◆ **Given problem**: Exclude the pictures, then repeat the remaining data exactly.
━━━━
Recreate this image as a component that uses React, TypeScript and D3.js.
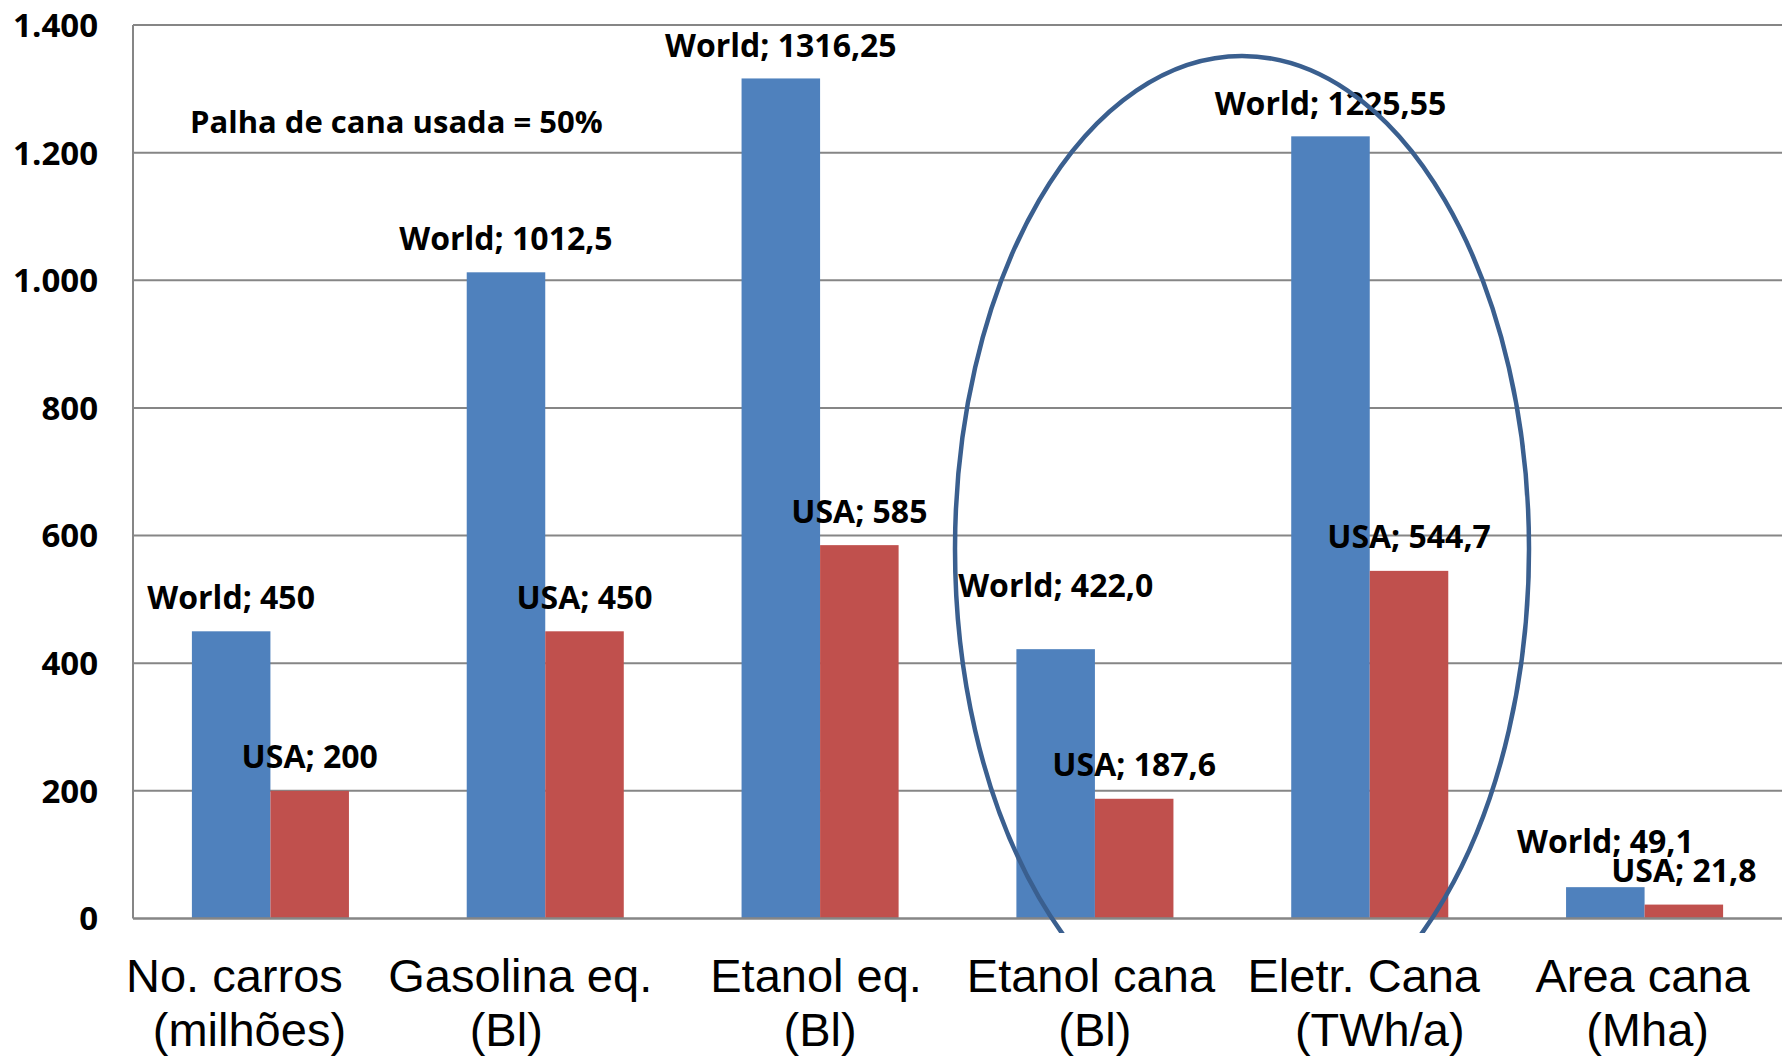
import React from "react";
import * as d3 from "d3";

// Categories, split into the two lines of each axis label
const categoryLine1 = ["No. carros", "Gasolina eq.", "Etanol eq.", "Etanol cana", "Eletr. Cana", "Area cana"];
const categoryLine2 = ["(milhões)", "(Bl)", "(Bl)", "(Bl)", "(TWh/a)", "(Mha)"];
const categories = categoryLine1.map((c, i) => `${c} ${categoryLine2[i]}`);

// Series values
const seriesNames = ["World", "USA"];
const worldValues = [450, 1012.5, 1316.25, 422.0, 1225.55, 49.1];
const usaValues = [200, 450, 585, 187.6, 544.7, 21.8];

// Value label texts (as printed)
const worldLabels = ["450", "1012,5", "1316,25", "422,0", "1225,55", "49,1"];
const usaLabels = ["200", "450", "585", "187,6", "544,7", "21,8"];

// Y axis ticks
const yTicks = [0, 200, 400, 600, 800, 1000, 1200, 1400];
const yTickLabels = ["0", "200", "400", "600", "800", "1.000", "1.200", "1.400"];

const note = "Palha de cana usada = 50%";

// Layout
const W = 1782;
const H = 1058;
const plotLeft = 133;
const plotRight = 1782;
const plotTop = 25;
const plotBottom = 918.5;
const gapRatio = 1.5; // gap between groups relative to one bar width
const colors = ["#4F81BD", "#C0504D"];
const gridColor = "#868686";
const labelFont = "'Open Sans', sans-serif";
const catFont = "'Liberation Sans', Arial, sans-serif";
// lift of each value label above its bar
const worldLift = [34, 34, 33, 64, 33, 46];
const usaLift = [34, 34, 34, 34, 34, 34];
// horizontal nudges for the two lines of each category label
const line1Dx = [-36, -25, -4, -4, -6, -2];
const line2Dx = [-21, -39, 0, 0, 10, 3];

export default function App() {
  const y = d3.scaleLinear().domain([0, 1400]).range([plotBottom, plotTop]);
  const x0 = d3.scaleBand<string>().domain(categories).range([plotLeft, plotRight]).padding(0);
  const step = x0.bandwidth();
  const groupW = (step * 2) / (2 + gapRatio);
  const x1 = d3.scaleBand<string>().domain(seriesNames).range([0, groupW]).padding(0);
  const bw = x1.bandwidth();
  const groupStart = (c: string) => (x0(c) as number) + (step - groupW) / 2;

  const series = [
    { name: "World", values: worldValues, labels: worldLabels, lift: worldLift },
    { name: "USA", values: usaValues, labels: usaLabels, lift: usaLift },
  ];

  // Highlight ellipse around the two sugar-cane categories
  const ecx = 1242;
  const ecy = 549;
  const erx = 287;
  const ery = 493;

  return (
    <svg
      width={W}
      height={H}
      viewBox={`0 0 ${W} ${H}`}
      style={{ position: "absolute", left: 0, top: 0, background: "#fff" }}
    >
      <defs>
        <clipPath id="ellipseClip">
          <rect x={0} y={0} width={W} height={933} />
        </clipPath>
      </defs>
      <rect x={0} y={0} width={W} height={H} fill="#fff" />

      {/* gridlines */}
      {yTicks.slice(1).map((t) => (
        <line key={t} x1={plotLeft} x2={plotRight} y1={y(t)} y2={y(t)} stroke={gridColor} strokeWidth={2} />
      ))}

      {/* bars */}
      {series.map((s, si) =>
        categories.map((c, i) => (
          <rect
            key={`${si}-${i}`}
            x={groupStart(c) + (x1(s.name) as number)}
            y={y(s.values[i])}
            width={bw}
            height={y(0) - y(s.values[i])}
            fill={colors[si]}
          />
        ))
      )}

      {/* axes */}
      <line x1={plotLeft} x2={plotLeft} y1={plotTop} y2={plotBottom} stroke={gridColor} strokeWidth={2} />
      <line x1={plotLeft} x2={plotRight} y1={y(0)} y2={y(0)} stroke={gridColor} strokeWidth={2.5} />

      {/* y tick labels */}
      {yTicks.map((t, i) => (
        <text
          key={t}
          x={98}
          y={y(t)}
          dy="0.36em"
          textAnchor="end"
          fontFamily={labelFont}
          fontWeight={700}
          fontSize={33}
          fill="#000"
        >
          {yTickLabels[i]}
        </text>
      ))}

      {/* category labels */}
      {categories.map((c, i) => {
        const cx = (x0(c) as number) + step / 2;
        return (
          <g key={c} fontFamily={catFont} fontSize={47} fill="#000" textAnchor="middle">
            <text x={cx + line1Dx[i]} y={992}>{categoryLine1[i]}</text>
            <text x={cx + line2Dx[i]} y={1046}>{categoryLine2[i]}</text>
          </g>
        );
      })}

      {/* value labels */}
      {series.map((s, si) =>
        categories.map((c, i) => (
          <text
            key={`l-${si}-${i}`}
            x={groupStart(c) + (x1(s.name) as number) + bw / 2}
            y={y(s.values[i]) - s.lift[i]}
            dy="0.36em"
            textAnchor="middle"
            fontFamily={labelFont}
            fontWeight={700}
            fontSize={32}
            fill="#000"
          >
            {`${s.name}; ${s.labels[i]}`}
          </text>
        ))
      )}

      {/* note */}
      <text x={190} y={122} dy="0.36em" fontFamily={labelFont} fontWeight={700} fontSize={31} fill="#000">
        {note}
      </text>

      {/* highlight ellipse */}
      <g clipPath="url(#ellipseClip)">
        <ellipse cx={ecx} cy={ecy} rx={erx} ry={ery} fill="none" stroke="#3A5F8F" strokeWidth={4.5} />
      </g>
    </svg>
  );
}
━━━━
◆ **Problem solution**:
Recreate this image as a component that uses React, TypeScript and D3.js.
import React from "react";
import * as d3 from "d3";

// Categories, split into the two lines of each axis label
const categoryLine1 = ["No. carros", "Gasolina eq.", "Etanol eq.", "Etanol cana", "Eletr. Cana", "Area cana"];
const categoryLine2 = ["(milhões)", "(Bl)", "(Bl)", "(Bl)", "(TWh/a)", "(Mha)"];
const categories = categoryLine1.map((c, i) => `${c} ${categoryLine2[i]}`);

// Series values
const seriesNames = ["World", "USA"];
const worldValues = [450, 1012.5, 1316.25, 422.0, 1225.55, 49.1];
const usaValues = [200, 450, 585, 187.6, 544.7, 21.8];

// Value label texts (as printed)
const worldLabels = ["450", "1012,5", "1316,25", "422,0", "1225,55", "49,1"];
const usaLabels = ["200", "450", "585", "187,6", "544,7", "21,8"];

// Y axis ticks
const yTicks = [0, 200, 400, 600, 800, 1000, 1200, 1400];
const yTickLabels = ["0", "200", "400", "600", "800", "1.000", "1.200", "1.400"];

const note = "Palha de cana usada = 50%";

// Layout
const W = 1782;
const H = 1058;
const plotLeft = 133;
const plotRight = 1782;
const plotTop = 25;
const plotBottom = 918.5;
const gapRatio = 1.5; // gap between groups relative to one bar width
const colors = ["#4F81BD", "#C0504D"];
const gridColor = "#868686";
const labelFont = "'Open Sans', sans-serif";
const catFont = "'Liberation Sans', Arial, sans-serif";
// lift of each value label above its bar
const worldLift = [34, 34, 33, 64, 33, 46];
const usaLift = [34, 34, 34, 34, 34, 34];
// horizontal nudges for the two lines of each category label
const line1Dx = [-36, -25, -4, -4, -6, -2];
const line2Dx = [-21, -39, 0, 0, 10, 3];

export default function App() {
  const y = d3.scaleLinear().domain([0, 1400]).range([plotBottom, plotTop]);
  const x0 = d3.scaleBand<string>().domain(categories).range([plotLeft, plotRight]).padding(0);
  const step = x0.bandwidth();
  const groupW = (step * 2) / (2 + gapRatio);
  const x1 = d3.scaleBand<string>().domain(seriesNames).range([0, groupW]).padding(0);
  const bw = x1.bandwidth();
  const groupStart = (c: string) => (x0(c) as number) + (step - groupW) / 2;

  const series = [
    { name: "World", values: worldValues, labels: worldLabels, lift: worldLift },
    { name: "USA", values: usaValues, labels: usaLabels, lift: usaLift },
  ];

  // Highlight ellipse around the two sugar-cane categories
  const ecx = 1242;
  const ecy = 549;
  const erx = 287;
  const ery = 493;

  return (
    <svg
      width={W}
      height={H}
      viewBox={`0 0 ${W} ${H}`}
      style={{ position: "absolute", left: 0, top: 0, background: "#fff" }}
    >
      <defs>
        <clipPath id="ellipseClip">
          <rect x={0} y={0} width={W} height={933} />
        </clipPath>
      </defs>
      <rect x={0} y={0} width={W} height={H} fill="#fff" />

      {/* gridlines */}
      {yTicks.slice(1).map((t) => (
        <line key={t} x1={plotLeft} x2={plotRight} y1={y(t)} y2={y(t)} stroke={gridColor} strokeWidth={2} />
      ))}

      {/* bars */}
      {series.map((s, si) =>
        categories.map((c, i) => (
          <rect
            key={`${si}-${i}`}
            x={groupStart(c) + (x1(s.name) as number)}
            y={y(s.values[i])}
            width={bw}
            height={y(0) - y(s.values[i])}
            fill={colors[si]}
          />
        ))
      )}

      {/* axes */}
      <line x1={plotLeft} x2={plotLeft} y1={plotTop} y2={plotBottom} stroke={gridColor} strokeWidth={2} />
      <line x1={plotLeft} x2={plotRight} y1={y(0)} y2={y(0)} stroke={gridColor} strokeWidth={2.5} />

      {/* y tick labels */}
      {yTicks.map((t, i) => (
        <text
          key={t}
          x={98}
          y={y(t)}
          dy="0.36em"
          textAnchor="end"
          fontFamily={labelFont}
          fontWeight={700}
          fontSize={33}
          fill="#000"
        >
          {yTickLabels[i]}
        </text>
      ))}

      {/* category labels */}
      {categories.map((c, i) => {
        const cx = (x0(c) as number) + step / 2;
        return (
          <g key={c} fontFamily={catFont} fontSize={47} fill="#000" textAnchor="middle">
            <text x={cx + line1Dx[i]} y={992}>{categoryLine1[i]}</text>
            <text x={cx + line2Dx[i]} y={1046}>{categoryLine2[i]}</text>
          </g>
        );
      })}

      {/* value labels */}
      {series.map((s, si) =>
        categories.map((c, i) => (
          <text
            key={`l-${si}-${i}`}
            x={groupStart(c) + (x1(s.name) as number) + bw / 2}
            y={y(s.values[i]) - s.lift[i]}
            dy="0.36em"
            textAnchor="middle"
            fontFamily={labelFont}
            fontWeight={700}
            fontSize={32}
            fill="#000"
          >
            {`${s.name}; ${s.labels[i]}`}
          </text>
        ))
      )}

      {/* note */}
      <text x={190} y={122} dy="0.36em" fontFamily={labelFont} fontWeight={700} fontSize={31} fill="#000">
        {note}
      </text>

      {/* highlight ellipse */}
      <g clipPath="url(#ellipseClip)">
        <ellipse cx={ecx} cy={ecy} rx={erx} ry={ery} fill="none" stroke="#3A5F8F" strokeWidth={4.5} />
      </g>
    </svg>
  );
}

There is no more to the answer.